» **DIRECTIONS**: Nothing but the lines from the top of the data to the line holding "(m6e) at (369,412);" should be printed, word for word and both ends included; leave the pictures out.

» **COLLECTED DATA**:
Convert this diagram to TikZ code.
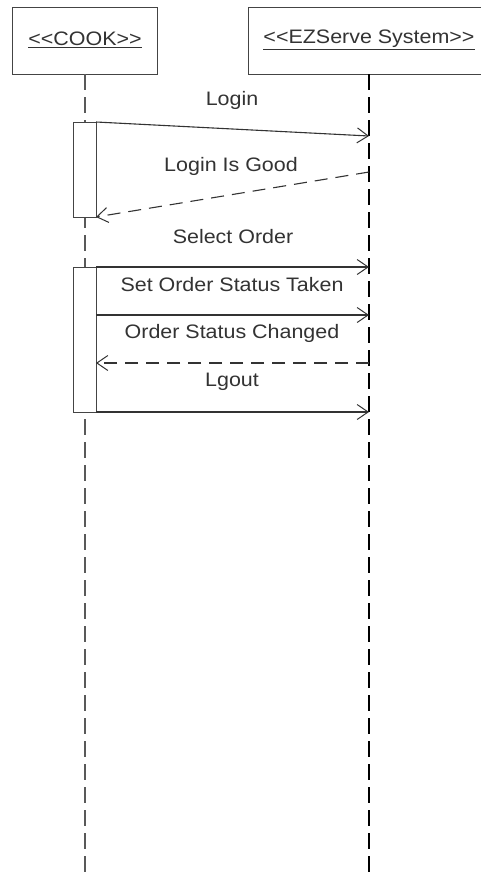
\documentclass[tikz,border=0pt]{standalone}
\usepackage{fontspec}
\setmainfont{Liberation Sans}[FakeStretch=1.1]
\usetikzlibrary{arrows.meta}
\definecolor{ink}{HTML}{333333}
\definecolor{boxline}{HTML}{444444}
\begin{document}
\begin{tikzpicture}[x=1pt,y=-1pt,
  lbl/.style={font=\fontsize{19.5}{22}\selectfont, text=ink, inner sep=0pt},
  msg/.style={draw=ink, line width=1.1pt, -{Straight Barb[length=11pt,width=15pt,line width=1pt]}},
  reply/.style={msg, dash pattern=on 13pt off 8pt},
  lifeline/.style={line width=1.2pt, dash pattern=on 16pt off 7pt},
  objbox/.style={draw=boxline, line width=1.3pt, fill=white, inner sep=0pt},
  actbox/.style={draw=boxline, line width=1.3pt, fill=white, inner sep=0pt}]
\useasboundingbox (0,0) rectangle (481,878);
\fill[white] (0,0) rectangle (481,878);

% object boxes
\node[objbox, anchor=north west, minimum width=145pt, minimum height=67pt] (cook) at (12,7) {};
\node[objbox, anchor=north west, minimum width=245pt, minimum height=67pt] (sys) at (248,7) {};
\node[lbl] (cooklbl) at (85,40) {\underline{<\kern0pt<COOK>\kern0pt>}};
\node[lbl] (syslbl) at (369,40) {\underline{<\kern0pt<EZServe System>\kern0pt>}};

% lifelines
\coordinate (ctop) at (85,74);
\coordinate (cend) at (85,878);
\coordinate (stop) at (369,74);
\coordinate (send) at (369,878);
\draw[lifeline, draw=black!65] (ctop) -- (cend);
\draw[lifeline, draw=black] (stop) -- (send);

% activation boxes
\node[actbox, anchor=north west, minimum width=23pt, minimum height=95pt] (act1) at (73,122) {};
\node[actbox, anchor=north west, minimum width=23pt, minimum height=145pt] (act2) at (73,267) {};

% message anchor points
\coordinate (m1s) at (96,122);   \coordinate (m1e) at (369,136);
\coordinate (m2s) at (369,172);  \coordinate (m2e) at (96,217);
\coordinate (m3s) at (96,267);   \coordinate (m3e) at (369,267);
\coordinate (m4s) at (96,315);   \coordinate (m4e) at (369,315);
\coordinate (m5s) at (369,363);  \coordinate (m5e) at (96,363);
\coordinate (m6s) at (96,412);   \coordinate (m6e) at (369,412);

\draw[msg] (m1s) -- (m1e);
\draw[reply] (m2s) -- (m2e);
\draw[msg] (m3s) -- (m3e);
\draw[msg] (m4s) -- (m4e);
\draw[reply] (m5s) -- (m5e);
\draw[msg] (m6s) -- (m6e);

% labels
\node[lbl] (l1) at (232,100) {Login};
\node[lbl] (l2) at (231,166) {Login Is Good};
\node[lbl] (l3) at (233,237) {Select Order};
\node[lbl] (l4) at (232,285) {Set Order Status Taken};
\node[lbl] (l5) at (232,333) {Order Status Changed};
\node[lbl] (l6) at (232,382) {Lgout};
\end{tikzpicture}
\end{document}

» **REPLY**:
Convert this diagram to TikZ code.
\documentclass[tikz,border=0pt]{standalone}
\usepackage{fontspec}
\setmainfont{Liberation Sans}[FakeStretch=1.1]
\usetikzlibrary{arrows.meta}
\definecolor{ink}{HTML}{333333}
\definecolor{boxline}{HTML}{444444}
\begin{document}
\begin{tikzpicture}[x=1pt,y=-1pt,
  lbl/.style={font=\fontsize{19.5}{22}\selectfont, text=ink, inner sep=0pt},
  msg/.style={draw=ink, line width=1.1pt, -{Straight Barb[length=11pt,width=15pt,line width=1pt]}},
  reply/.style={msg, dash pattern=on 13pt off 8pt},
  lifeline/.style={line width=1.2pt, dash pattern=on 16pt off 7pt},
  objbox/.style={draw=boxline, line width=1.3pt, fill=white, inner sep=0pt},
  actbox/.style={draw=boxline, line width=1.3pt, fill=white, inner sep=0pt}]
\useasboundingbox (0,0) rectangle (481,878);
\fill[white] (0,0) rectangle (481,878);

% object boxes
\node[objbox, anchor=north west, minimum width=145pt, minimum height=67pt] (cook) at (12,7) {};
\node[objbox, anchor=north west, minimum width=245pt, minimum height=67pt] (sys) at (248,7) {};
\node[lbl] (cooklbl) at (85,40) {\underline{<\kern0pt<COOK>\kern0pt>}};
\node[lbl] (syslbl) at (369,40) {\underline{<\kern0pt<EZServe System>\kern0pt>}};

% lifelines
\coordinate (ctop) at (85,74);
\coordinate (cend) at (85,878);
\coordinate (stop) at (369,74);
\coordinate (send) at (369,878);
\draw[lifeline, draw=black!65] (ctop) -- (cend);
\draw[lifeline, draw=black] (stop) -- (send);

% activation boxes
\node[actbox, anchor=north west, minimum width=23pt, minimum height=95pt] (act1) at (73,122) {};
\node[actbox, anchor=north west, minimum width=23pt, minimum height=145pt] (act2) at (73,267) {};

% message anchor points
\coordinate (m1s) at (96,122);   \coordinate (m1e) at (369,136);
\coordinate (m2s) at (369,172);  \coordinate (m2e) at (96,217);
\coordinate (m3s) at (96,267);   \coordinate (m3e) at (369,267);
\coordinate (m4s) at (96,315);   \coordinate (m4e) at (369,315);
\coordinate (m5s) at (369,363);  \coordinate (m5e) at (96,363);
\coordinate (m6s) at (96,412);   \coordinate (m6e) at (369,412);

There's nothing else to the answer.